Lynn Otterson works at the Women’s Center, in Springfield. She says the world we live in is not the same anymore when it comes to gun violence.

“We need to be wise in how we address the problem, but I think it’s clear the United States has an incredible gun violence, gun homicide problem compared to the rest of the world.”

State law allows anyone arrested for domestic violence to still own a gun with a FOID card. A new proposal aims to change that.

“Should be able to prove that you’re psychologically, mentally and morally capable of not hurting another human being.”

Police say they can only do so much.

“If we’re investigating a domestic violence situation, unless there is a gun involved, we wouldn’t be searching the house and so forth.”

The bill would make it mandatory for law enforcement to remove weapons from a household if someone is deemed ineligible for a FOID card with a warrant.

“Needs to be mentally unfit to stand trial whether found mentally ill. Those are things that can preclude someone from having a firearm.”
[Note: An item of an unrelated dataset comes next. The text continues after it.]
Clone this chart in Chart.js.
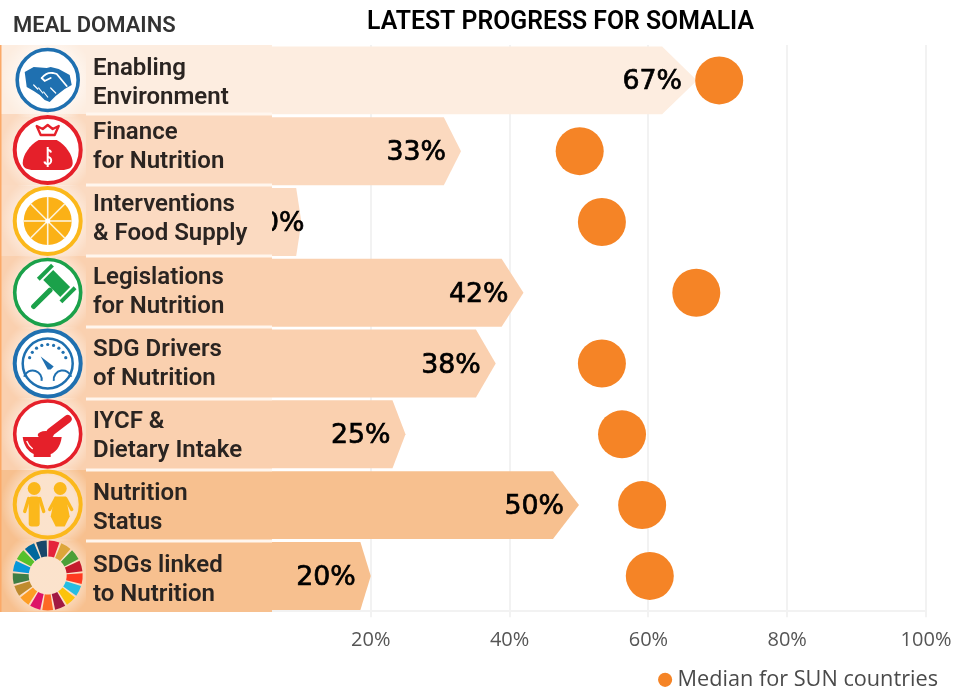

John Jackson is a training expert and says he’s fine with the laws already in place.

“It’s not so much that we need additional laws. We need to better enforce the ones we have on the books and look closer at the real issue which isn’t the guns. It’s the people.”

Otterson says there’s still work to be done to tackle this issue.

“So we shouldn’t run out and just slam laws everywhere, but I think, on this topic we have a lot of work to do.”

Similar legislation to remove firearms from homes of people who are ineligible for a FOID card has been introduced in the House before.